DATA EXTRACT:

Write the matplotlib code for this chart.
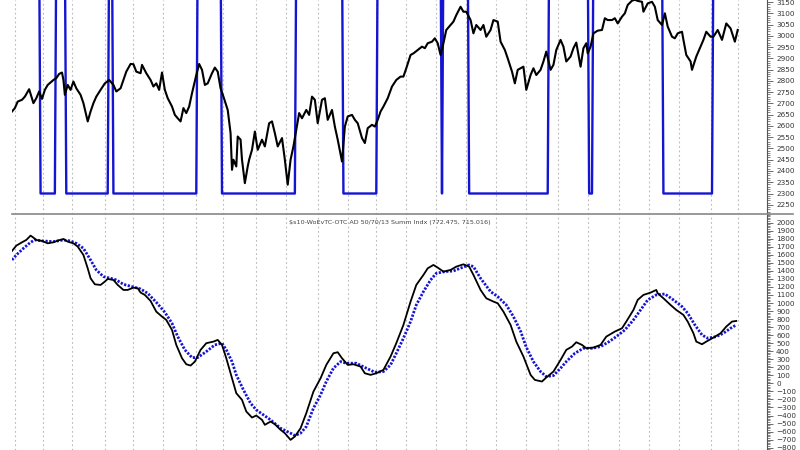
import numpy as np
import matplotlib.pyplot as plt
from matplotlib.ticker import MultipleLocator, FixedLocator
from matplotlib.lines import Line2D

# Цена (верхняя панель): номер торговой сессии и значение
price_day = [0, 2, 4, 7, 9, 12, 15, 17, 19, 21, 23, 25, 29, 31, 33, 35, 36, 37, 39, 41,
             43, 45, 48, 50, 53, 55, 57, 59, 62, 65, 68, 71, 73, 76, 78, 80, 83, 85, 87, 90,
             91, 94, 97, 99, 101, 103, 105, 107, 109, 112, 114, 116, 118, 120, 122, 124, 126, 129, 131, 133,
             135, 137, 140, 142, 144, 146, 148, 151, 153, 154, 155, 157, 158, 160, 161, 163, 165, 166, 168, 170,
             172, 175, 177, 180, 182, 184, 186, 189, 191, 193, 195, 197, 199, 201, 203, 206, 208, 210, 212, 214,
             217, 219, 221, 224, 226, 228, 231, 233, 235, 238, 240, 242, 245, 247, 249, 252, 254, 256, 258, 260,
             263, 266, 269, 272, 274, 276, 279, 281, 284, 287, 289, 291, 294, 296, 298, 300, 302, 304, 307, 309,
             311, 314, 316, 318, 321, 323, 325, 328, 330, 332, 335, 337, 340, 342, 345, 347, 350, 352, 354, 358,
             360, 363, 365, 367, 370, 372, 374, 377, 379, 381, 384, 386, 388, 391, 393, 395, 398, 400, 402, 403,
             405, 407, 410, 413, 415, 417, 420, 422, 424, 427, 429, 431, 434, 436, 438, 441, 442, 445, 448, 450,
             452, 455, 457, 459, 462, 464, 466, 469, 470, 472, 475, 476, 479, 482, 484, 486, 489, 491, 494, 497,
             500, 503, 506, 508]
price_val = [2664, 2679, 2708, 2716, 2730, 2763, 2701, 2723, 2753, 2720, 2760, 2782, 2804, 2812, 2831, 2837, 2804, 2738, 2782, 2760,
             2797, 2767, 2738, 2701, 2620, 2664, 2701, 2730, 2760, 2789, 2804, 2782, 2753, 2767, 2804, 2841, 2875, 2874, 2841, 2834,
             2871, 2834, 2804, 2775, 2789, 2760, 2837, 2760, 2723, 2686, 2649, 2634, 2620, 2679, 2657, 2686, 2745, 2826, 2875, 2849,
             2782, 2789, 2834, 2859, 2841, 2767, 2730, 2671, 2568, 2405, 2450, 2420, 2553, 2539, 2450, 2346, 2420, 2450, 2494, 2575,
             2494, 2539, 2509, 2612, 2620, 2568, 2509, 2546, 2450, 2339, 2450, 2509, 2583, 2657, 2634, 2671, 2649, 2730, 2716, 2612,
             2716, 2723, 2627, 2671, 2597, 2539, 2442, 2597, 2642, 2649, 2627, 2612, 2546, 2524, 2590, 2605, 2597, 2627, 2664, 2686,
             2723, 2775, 2804, 2819, 2819, 2856, 2915, 2922, 2937, 2952, 2945, 2967, 2974, 2989, 2967, 2915, 2967, 3026, 3048, 3063,
             3092, 3129, 3107, 3107, 3070, 3011, 3048, 3026, 3048, 2996, 3026, 3070, 3063, 2974, 2937, 2900, 2841, 2789, 2849, 2863,
             2760, 2826, 2856, 2826, 2849, 2886, 2930, 2849, 2871, 2937, 2982, 2952, 2886, 2908, 2945, 2970, 2863, 2945, 2967, 2922,
             2952, 3011, 3023, 3026, 3078, 3070, 3070, 3078, 3055, 3085, 3100, 3137, 3156, 3160, 3155, 3151, 3107, 3144, 3151, 3129,
             3070, 3048, 3100, 3041, 2996, 2989, 3011, 3018, 2982, 2915, 2886, 2849, 2908, 2952, 2982, 3018, 2996, 2996, 3026, 2982,
             3055, 3033, 2974, 3026]

# Сигнал: сессии переключения (начинается в верхнем положении)
signal_switch = [20, 31, 38, 68, 71, 130, 147, 199, 232, 256, 301, 302, 320, 376, 404, 407, 456, 491]
SIGNAL_LOW, SIGNAL_HIGH = 2300, 3400
N_DAYS = 509

# Индекс суммирования (нижняя панель)
summ_day = [0, 3, 7, 10, 13, 15, 17, 21, 25, 29, 32, 36, 39, 43, 46, 50, 53, 55, 58, 62,
            65, 67, 71, 74, 78, 81, 85, 88, 90, 93, 97, 101, 105, 108, 112, 115, 119, 122, 125, 128,
            132, 136, 141, 144, 147, 150, 154, 157, 161, 164, 168, 171, 175, 177, 181, 184, 188, 191, 195, 198,
            202, 206, 211, 216, 220, 225, 228, 231, 235, 239, 244, 247, 251, 255, 260, 265, 269, 274, 279, 283,
            288, 291, 295, 298, 302, 307, 311, 316, 320, 323, 328, 332, 337, 340, 344, 349, 353, 358, 363, 366,
            371, 374, 379, 384, 388, 392, 395, 399, 402, 407, 412, 416, 422, 427, 430, 435, 438, 442, 447, 451,
            452, 456, 461, 465, 470, 473, 477, 479, 483, 486, 491, 496, 500, 504, 507]
summ_val = [1648, 1714, 1756, 1785, 1839, 1814, 1785, 1772, 1743, 1756, 1777, 1797, 1764, 1743, 1702, 1598, 1432, 1308, 1233, 1225,
            1267, 1300, 1287, 1225, 1163, 1163, 1192, 1184, 1130, 1101, 1026, 893, 831, 790, 665, 479, 313, 238, 222, 271,
            417, 500, 520, 541, 479, 313, 64, -122, -205, -350, -425, -400, -454, -516, -475, -508, -578, -620, -703, -661,
            -558, -371, -102, 64, 230, 375, 388, 313, 230, 238, 209, 126, 106, 126, 168, 334, 500, 728, 1018, 1225,
            1350, 1432, 1474, 1441, 1391, 1412, 1453, 1482, 1453, 1350, 1163, 1059, 1018, 997, 893, 728, 520, 334, 106, 43,
            23, 73, 147, 292, 417, 458, 512, 479, 437, 446, 479, 582, 645, 686, 769, 914, 1039, 1101, 1130, 1163,
            1121, 1059, 976, 914, 852, 769, 624, 520, 487, 520, 570, 624, 707, 769, 777]

# Сглаженная линия индекса
ma_day = [0, 3, 8, 13, 16, 22, 29, 36, 41, 45, 50, 55, 59, 64, 69, 73, 78, 84, 90, 95,
          101, 107, 112, 116, 121, 126, 130, 136, 142, 147, 150, 154, 157, 162, 167, 171, 176, 181, 188, 195,
          198, 202, 206, 211, 216, 220, 225, 230, 234, 241, 248, 254, 260, 265, 269, 274, 279, 283, 288, 293,
          297, 303, 309, 315, 320, 323, 328, 335, 340, 346, 351, 356, 360, 365, 370, 374, 379, 384, 388, 394,
          400, 406, 412, 418, 423, 429, 435, 440, 445, 451, 457, 463, 469, 473, 478, 483, 487, 493, 498, 503,
          507]
ma_val = [1536, 1598, 1681, 1756, 1785, 1772, 1764, 1785, 1772, 1743, 1681, 1536, 1412, 1329, 1308, 1287, 1233, 1204, 1175, 1121,
          1009, 885, 748, 583, 417, 321, 321, 396, 479, 500, 417, 271, 106, -81, -247, -330, -392, -454, -558, -620,
          -649, -620, -537, -309, -143, 23, 189, 271, 251, 251, 189, 139, 147, 230, 375, 562, 769, 976, 1142, 1287,
          1370, 1391, 1399, 1441, 1474, 1453, 1308, 1142, 1080, 976, 831, 650, 450, 271, 147, 85, 97, 189, 271, 375,
          437, 437, 458, 520, 582, 665, 790, 914, 1039, 1101, 1113, 1039, 956, 873, 728, 603, 562, 582, 624, 686,
          728]

# Месячные линии сетки (номер сессии)
month_days = [2, 22, 42, 65, 85, 106, 129, 148, 171, 192, 214, 235, 255, 276, 297, 318, 339, 360, 382, 403,
              425, 446, 467, 489, 508]

SUBTITLE = "$s10-WoEvTC-OTC AD 50/70/13 Summ Indx (772.475, 715.016)"
BLUE = '#1414d2'

# ступенчатый сигнал из моментов переключения
days = np.arange(N_DAYS)
state = np.ones(N_DAYS, dtype=bool)
for s in signal_switch:
    state[s:] = ~state[s:]
signal = np.where(state, SIGNAL_HIGH, SIGNAL_LOW)

fig = plt.figure(figsize=(8, 4.5), dpi=100)
left, width = 12 / 800, 755 / 800
ax1 = fig.add_axes([left, 1 - 214 / 450, width, 214 / 450])
ax2 = fig.add_axes([left, 0, width, 236 / 450])

ax1.plot(days, signal, color=BLUE, linewidth=1.7, zorder=2)
ax1.plot(price_day, price_val, color='black', linewidth=1.5, zorder=3)
ax1.set_ylim(2209, 3159)
ax1.yaxis.set_major_locator(FixedLocator(np.arange(2250, 3151, 50)))
ax1.yaxis.set_minor_locator(MultipleLocator(10))

ax2.plot(summ_day, summ_val, color='black', linewidth=1.3, zorder=3)
ax2.plot(ma_day, ma_val, color=BLUE, linewidth=2.0, linestyle=(0, (0.8, 0.55)), zorder=2)
ax2.set_ylim(-829, 2108)
ax2.yaxis.set_major_locator(FixedLocator(np.arange(-800, 2001, 100)))
ax2.yaxis.set_minor_locator(MultipleLocator(20))

for ax in (ax1, ax2):
    ax.set_xlim(0, 528.5)
    ax.set_xticks(month_days)
    ax.tick_params(axis='x', bottom=False, labelbottom=False)
    ax.grid(True, axis='x', color='#b8b8b8', linestyle=(0, (1.5, 2.5)), linewidth=0.8)
    ax.yaxis.tick_right()
    ax.tick_params(axis='y', which='major', length=4, width=0.6, colors='#555555',
                   labelsize=5.2, labelcolor='#333333', pad=2.5)
    ax.tick_params(axis='y', which='minor', length=2, width=0.5, colors='#555555')
    for side in ('top', 'left', 'bottom'):
        ax.spines[side].set_visible(False)
    ax.spines['right'].set_color('#555555')
    ax.spines['right'].set_linewidth(0.8)

# разделитель панелей
fig.add_artist(Line2D([12 / 800, 793 / 800], [1 - 214 / 450] * 2, transform=fig.transFigure,
                      color='#888888', linewidth=1.2))

ax2.text(0.5, 0.975, SUBTITLE, transform=ax2.transAxes, ha='center', va='top',
         fontsize=4.6, color='#444444')

fig.savefig('out.png', dpi=100)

WORK INSTRUCTIONS:
Repeat the lines exactly as they stand, from the opening line of the data through the line with "from matplotlib.lines import Line2D". Pictures stay out of the copy.

ANSWER TO THIS EXERCISE:
Write the matplotlib code for this chart.
import numpy as np
import matplotlib.pyplot as plt
from matplotlib.ticker import MultipleLocator, FixedLocator
from matplotlib.lines import Line2D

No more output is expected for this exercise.